# [PROBLEM TO SOLVE]
Starting with the first line of the data below, copy each line up to and including the one containing "from matplotlib.patches import FancyBboxPatch". Pictures stay out.

# [SUPPLIED MATERIAL]
◆ ◆ ◆ ◆ ◆
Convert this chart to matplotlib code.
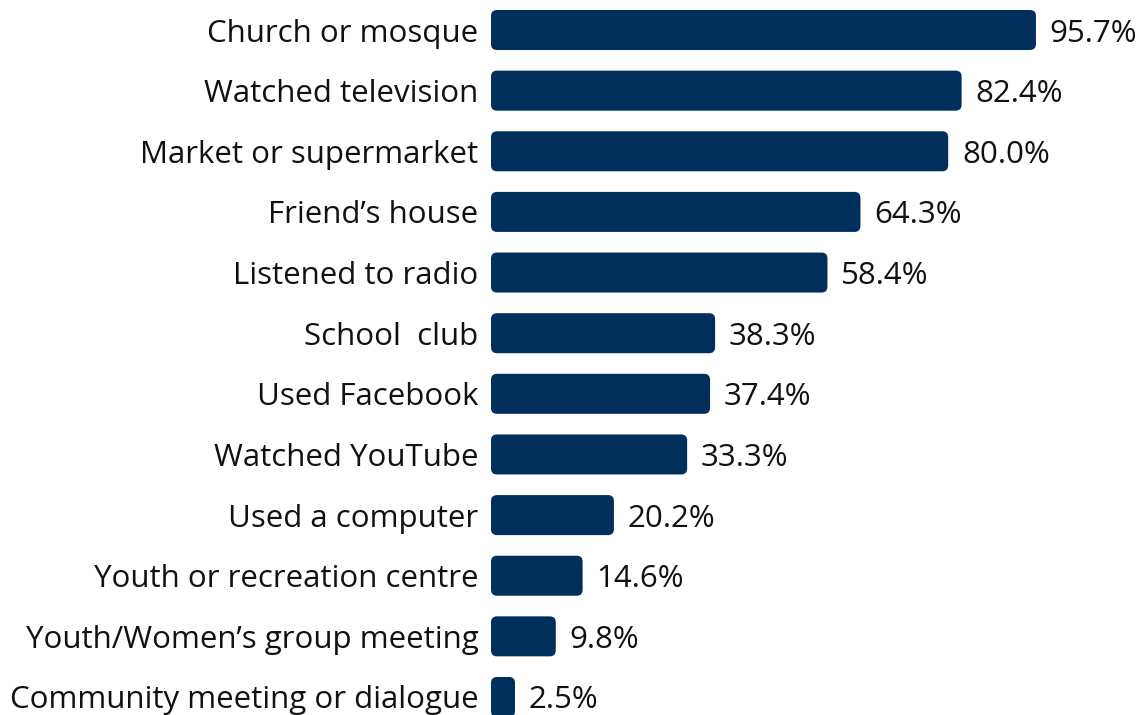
import matplotlib
matplotlib.use("Agg")
import matplotlib.pyplot as plt
from matplotlib.patches import FancyBboxPatch

kategorie = ["Church or mosque", "Watched television", "Market or supermarket",
             "Friend\u2019s house", "Listened to radio", "School  club",
             "Used Facebook", "Watched YouTube", "Used a computer",
             "Youth or recreation centre", "Youth/Women\u2019s group meeting",
             "Community meeting or dialogue"]
wartosci = [95.7, 82.4, 80.0, 64.3, 58.4, 38.3, 37.4, 33.3, 20.2, 14.6, 9.8, 2.5]
etykiety = ["95.7%", "82.4%", "80.0%", "64.3%", "58.4%", "38.3%",
            "37.4%", "33.3%", "20.2%", "14.6%", "9.8%", "2.5%"]

kolor = "#002F5B"
plt.rcParams["font.family"] = ["Open Sans", "DejaVu Sans"]

fig = plt.figure(figsize=(11.47, 7.15), dpi=100)
ax = fig.add_axes([491 / 1147, 0, 656 / 1147, 1])

skala = 5.59          # px na jednostke
start = -10 / skala   # slupki zaczynaja sie troche przed zerem

pozycje = list(range(len(kategorie)))
slupki = ax.barh(pozycje, [v - start for v in wartosci], left=start,
                 height=0.66, color="none")

# zaokraglone rogi
rx = 6 / skala
ry = 6 / 60.64
for s in slupki:
    x0, y0 = s.get_x(), s.get_y()
    w, h = s.get_width(), s.get_height()
    r = min(rx, w / 2)
    p = FancyBboxPatch((x0, y0), w, h,
                       boxstyle=f"round,pad=0,rounding_size={r}",
                       mutation_aspect=ry / rx, facecolor=kolor,
                       edgecolor="none")
    ax.add_patch(p)

for y, v, t in zip(pozycje, wartosci, etykiety):
    ax.annotate(t, (v, y), xytext=(10, 0), textcoords="offset points",
                va="center_baseline", ha="left", fontsize=22.5, color="#111111")

ax.set_xlim(start, start + 656 / skala)
ax.set_ylim(11.297, -0.495)
ax.set_yticks(pozycje)
ax.set_yticklabels(kategorie, fontsize=22.5, color="#111111")
ax.tick_params(axis="y", length=0, pad=9)
ax.set_xticks([])
for sp in ax.spines.values():
    sp.set_visible(False)

fig.savefig("out.png", dpi=100)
◆ ◆ ◆ ◆ ◆
# [ANSWER TO THIS EXERCISE]
Convert this chart to matplotlib code.
import matplotlib
matplotlib.use("Agg")
import matplotlib.pyplot as plt
from matplotlib.patches import FancyBboxPatch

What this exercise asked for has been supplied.